▸ **Aim**
Copy out each line that includes the word "this".

:: Material supplied

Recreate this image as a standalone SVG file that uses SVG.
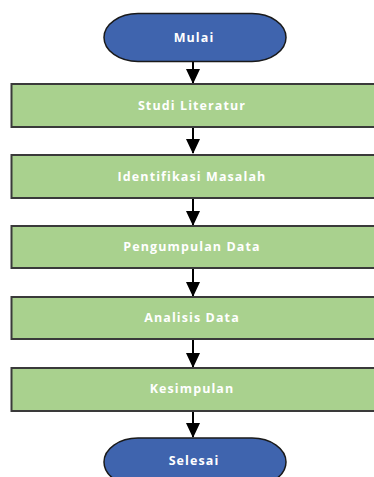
<svg xmlns="http://www.w3.org/2000/svg" width="374" height="477" viewBox="0 0 374 477">
<style>
.term{fill:#3F64AE;stroke:#1a1a1a;stroke-width:1.5}
.proc{fill:#A9D18E;stroke:#3a3a3a;stroke-width:2}
.lbl{fill:#ffffff;font-family:"Open Sans","Liberation Sans",sans-serif;font-weight:bold;font-size:12.5px;text-anchor:middle;letter-spacing:1.1px}
.con{stroke:#000;stroke-width:2;fill:none}
</style>
<defs>
<marker id="ah" markerWidth="8" markerHeight="7" refX="7" refY="3.5" orient="auto" markerUnits="strokeWidth">
<path d="M0,0 L7.5,3.5 L0,7 Z" fill="#000"/>
</marker>
</defs>
<rect width="374" height="477" fill="#ffffff"/>
<g id="connectors">
<line class="con" x1="193" y1="62" x2="193" y2="83" marker-end="url(#ah)"/>
<line class="con" x1="193" y1="128" x2="193" y2="153" marker-end="url(#ah)"/>
<line class="con" x1="193" y1="199" x2="193" y2="225" marker-end="url(#ah)"/>
<line class="con" x1="193" y1="269" x2="193" y2="296" marker-end="url(#ah)"/>
<line class="con" x1="193" y1="340" x2="193" y2="367" marker-end="url(#ah)"/>
<line class="con" x1="193" y1="412" x2="193" y2="437" marker-end="url(#ah)"/>
</g>
<g id="mulai">
<rect class="term" x="104" y="13.5" width="182" height="48" rx="34" ry="24"/>
<text class="lbl" x="194" y="42">Mulai</text>
</g>
<g id="studi-literatur">
<rect class="proc" x="11.5" y="84" width="370" height="43"/>
<text class="lbl" x="192" y="110">Studi Literatur</text>
</g>
<g id="identifikasi-masalah">
<rect class="proc" x="11.5" y="155" width="370" height="43"/>
<text class="lbl" x="192" y="181">Identifikasi Masalah</text>
</g>
<g id="pengumpulan-data">
<rect class="proc" x="11.5" y="226" width="370" height="42"/>
<text class="lbl" x="192" y="251">Pengumpulan Data</text>
</g>
<g id="analisis-data">
<rect class="proc" x="11.5" y="297" width="370" height="42"/>
<text class="lbl" x="192" y="322">Analisis Data</text>
</g>
<g id="kesimpulan">
<rect class="proc" x="11.5" y="368" width="370" height="43"/>
<text class="lbl" x="192" y="393">Kesimpulan</text>
</g>
<g id="selesai">
<rect class="term" x="104" y="438" width="182" height="48" rx="34" ry="24"/>
<text class="lbl" x="194" y="465">Selesai</text>
</g>
</svg>
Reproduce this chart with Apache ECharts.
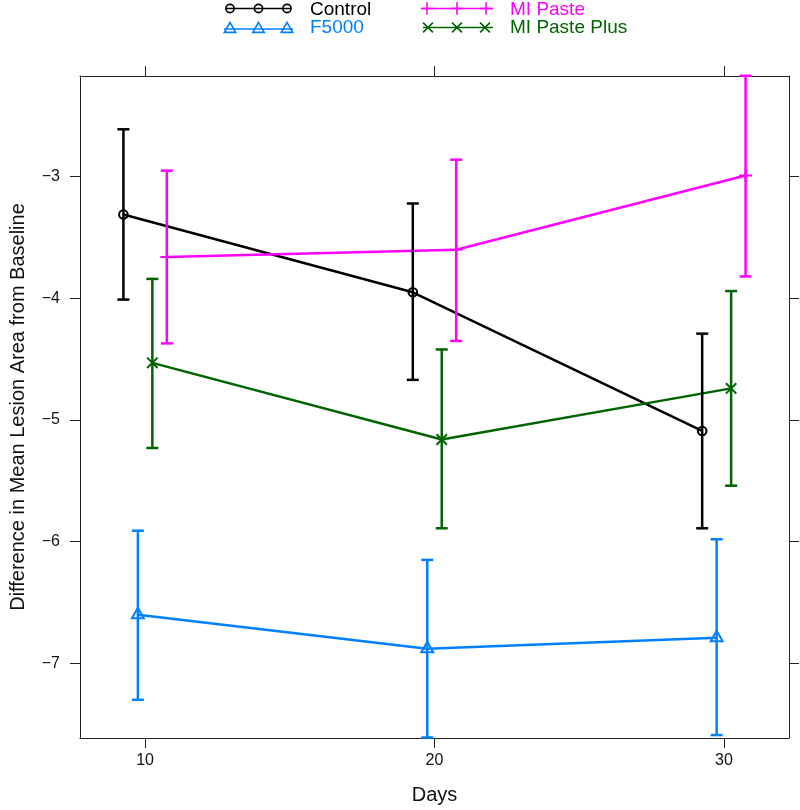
<!DOCTYPE html>
<html>
<head>
<meta charset="utf-8">
<script src="https://cdn.jsdelivr.net/npm/echarts@6/dist/echarts.min.js"></script>
<style>
html,body{margin:0;padding:0;background:#fff;}
#chart{width:800px;height:810px;}
</style>
</head>
<body>
<div id="chart"></div>
<script>
// ---- data ----
const days = [10, 20, 30];
const groupNames = ['Control', 'F5000', 'MI Paste', 'MI Paste Plus'];

const controlMean = [-3.31, -3.95, -5.09];
const controlLow  = [-4.01, -4.67, -5.89];
const controlHigh = [-2.61, -3.22, -4.29];

const f5000Mean = [-6.60, -6.88, -6.79];
const f5000Low  = [-7.30, -7.61, -7.59];
const f5000High = [-5.91, -6.15, -5.98];

const miPasteMean = [-3.66, -3.60, -2.99];
const miPasteLow  = [-4.37, -4.35, -3.82];
const miPasteHigh = [-2.95, -2.86, -2.17];

const miPlusMean = [-4.53, -5.16, -4.74];
const miPlusLow  = [-5.23, -5.89, -5.54];
const miPlusHigh = [-3.84, -4.42, -3.94];

const xTicks = [10, 20, 30];
const yTicks = [-7, -6, -5, -4, -3];

// ---- presentation ----
const FONT = 'Liberation Sans, Arial, Helvetica, sans-serif';
const dodge = [-0.75, -0.25, 0.75, 0.25];
const colors = ['#000000', '#0080ff', '#ff00ff', '#006400'];
const markers = ['circle', 'triangle', 'plus', 'cross'];
const means = [controlMean, f5000Mean, miPasteMean, miPlusMean];
const lows = [controlLow, f5000Low, miPasteLow, miPlusLow];
const highs = [controlHigh, f5000High, miPasteHigh, miPlusHigh];

function markerShapes(kind, cx, cy, color, lw, s) {
  s = s || 1;
  const st = {stroke: color, lineWidth: lw, fill: 'none'};
  if (kind === 'circle') {
    return [{type: 'circle', shape: {cx: cx, cy: cy, r: 4.3 * s}, style: st}];
  }
  if (kind === 'triangle') {
    const hw = 6 * s, top = 6.9 * s, bot = 3.5 * s;
    return [{type: 'polygon', shape: {points: [[cx, cy - top], [cx + hw, cy + bot], [cx - hw, cy + bot]]}, style: st}];
  }
  if (kind === 'plus') {
    const h = 6.5 * s;
    return [
      {type: 'line', shape: {x1: cx - h, y1: cy, x2: cx + h, y2: cy}, style: st},
      {type: 'line', shape: {x1: cx, y1: cy - h, x2: cx, y2: cy + h}, style: st}
    ];
  }
  const h = 5.2 * s;
  return [
    {type: 'line', shape: {x1: cx - h, y1: cy - h, x2: cx + h, y2: cy + h}, style: st},
    {type: 'line', shape: {x1: cx - h, y1: cy + h, x2: cx + h, y2: cy - h}, style: st}
  ];
}

const series = [];
groupNames.forEach(function (name, g) {
  const pts = days.map(function (d, i) { return [d + dodge[g], means[g][i]]; });
  series.push({
    name: name, type: 'line', data: pts, symbol: 'none',
    lineStyle: {color: colors[g], width: 2.5}, z: 2, silent: true
  });
  const bars = days.map(function (d, i) { return [d + dodge[g], means[g][i], lows[g][i], highs[g][i]]; });
  series.push({
    name: name + ' bars', type: 'custom', data: bars, z: 3, silent: true,
    encode: {x: 0, y: [1, 2, 3]},
    renderItem: function (params, api) {
      const x = api.value(0);
      const pm = api.coord([x, api.value(1)]);
      const pl = api.coord([x, api.value(2)]);
      const ph = api.coord([x, api.value(3)]);
      const st = {stroke: colors[g], lineWidth: 2.5};
      const cw = 6;
      const children = [
        {type: 'line', shape: {x1: pl[0], y1: pl[1], x2: ph[0], y2: ph[1]}, style: st},
        {type: 'line', shape: {x1: pl[0] - cw, y1: pl[1], x2: pl[0] + cw, y2: pl[1]}, style: st},
        {type: 'line', shape: {x1: ph[0] - cw, y1: ph[1], x2: ph[0] + cw, y2: ph[1]}, style: st}
      ].concat(markerShapes(markers[g], pm[0], pm[1], colors[g], 2));
      return {type: 'group', children: children};
    }
  });
});

// legend built as graphic elements
const legendSpec = [
  {g: 0, x0: 226, x1: 291, xs: [230, 258.5, 287], y: 8.5, tx: 310, ty: 9.5},
  {g: 1, x0: 224, x1: 293, xs: [230, 258.5, 287], y: 29, tx: 310, ty: 28},
  {g: 2, x0: 423, x1: 493, xs: [427, 457, 486], y: 8.5, tx: 510, ty: 9.5},
  {g: 3, x0: 423, x1: 493, xs: [428, 457, 485], y: 27.5, tx: 510, ty: 28}
];
const graphics = [];
legendSpec.forEach(function (L) {
  const c = colors[L.g];
  graphics.push({type: 'line', shape: {x1: L.x0, y1: L.y, x2: L.x1, y2: L.y}, style: {stroke: c, lineWidth: 1.6}, silent: true});
  L.xs.forEach(function (x) {
    markerShapes(markers[L.g], x, L.y, c, 1.6, 0.95).forEach(function (m) { m.silent = true; graphics.push(m); });
  });
  graphics.push({type: 'text', x: L.tx, y: L.ty, silent: true,
    style: {text: groupNames[L.g], fill: c, font: '19px ' + FONT, textVerticalAlign: 'middle', textAlign: 'left'}});
});

const axisLineStyle = {color: '#222', width: 1};
const tickStyle = {color: '#222', width: 1};

const xMin = 7.75, xMax = 32.25;
const yMin = -7.614, yMax = -2.172;

const option = {
  animation: false,
  backgroundColor: '#ffffff',
  grid: {left: 73, right: 11, top: 76, bottom: 70, containLabel: false},
  xAxis: [
    {type: 'value', position: 'bottom', min: xMin, max: xMax,
     axisLine: {show: true, onZero: false, lineStyle: axisLineStyle},
     axisTick: {show: true, inside: false, length: 10, customValues: xTicks, lineStyle: tickStyle},
     axisLabel: {show: true, customValues: xTicks, margin: 15, fontSize: 16, color: '#111', fontFamily: FONT},
     splitLine: {show: false},
     name: 'Days', nameLocation: 'middle', nameGap: 47,
     nameTextStyle: {fontSize: 20, color: '#111', fontFamily: FONT}},
    {type: 'value', position: 'top', min: xMin, max: xMax,
     axisLine: {show: true, onZero: false, lineStyle: axisLineStyle},
     axisTick: {show: true, inside: false, length: 10, customValues: xTicks, lineStyle: tickStyle},
     axisLabel: {show: false, customValues: xTicks},
     splitLine: {show: false}}
  ],
  yAxis: [
    {type: 'value', position: 'left', min: yMin, max: yMax,
     axisLine: {show: true, onZero: false, lineStyle: axisLineStyle},
     axisTick: {show: true, inside: false, length: 10, customValues: yTicks, lineStyle: tickStyle},
     axisLabel: {show: true, customValues: yTicks, margin: 20, fontSize: 16, color: '#111', fontFamily: FONT,
       formatter: function (v) { return String(Math.round(v)).replace('-', '\u2212'); }},
     splitLine: {show: false},
     name: 'Difference in Mean Lesion Area from Baseline', nameLocation: 'middle', nameGap: 52, nameRotate: 90,
     nameTextStyle: {fontSize: 20, color: '#111', fontFamily: FONT}},
    {type: 'value', position: 'right', min: yMin, max: yMax,
     axisLine: {show: true, onZero: false, lineStyle: axisLineStyle},
     axisTick: {show: true, inside: false, length: 10, customValues: yTicks, lineStyle: tickStyle},
     axisLabel: {show: false, customValues: yTicks},
     splitLine: {show: false}}
  ],
  graphic: graphics,
  series: series
};

const chart = echarts.init(document.getElementById('chart'), null, {renderer: 'canvas'});
chart.setOption(option);
</script>
</body>
</html>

::::

▸ **Response**
Recreate this image as a standalone SVG file that uses SVG.
Reproduce this chart with Apache ECharts.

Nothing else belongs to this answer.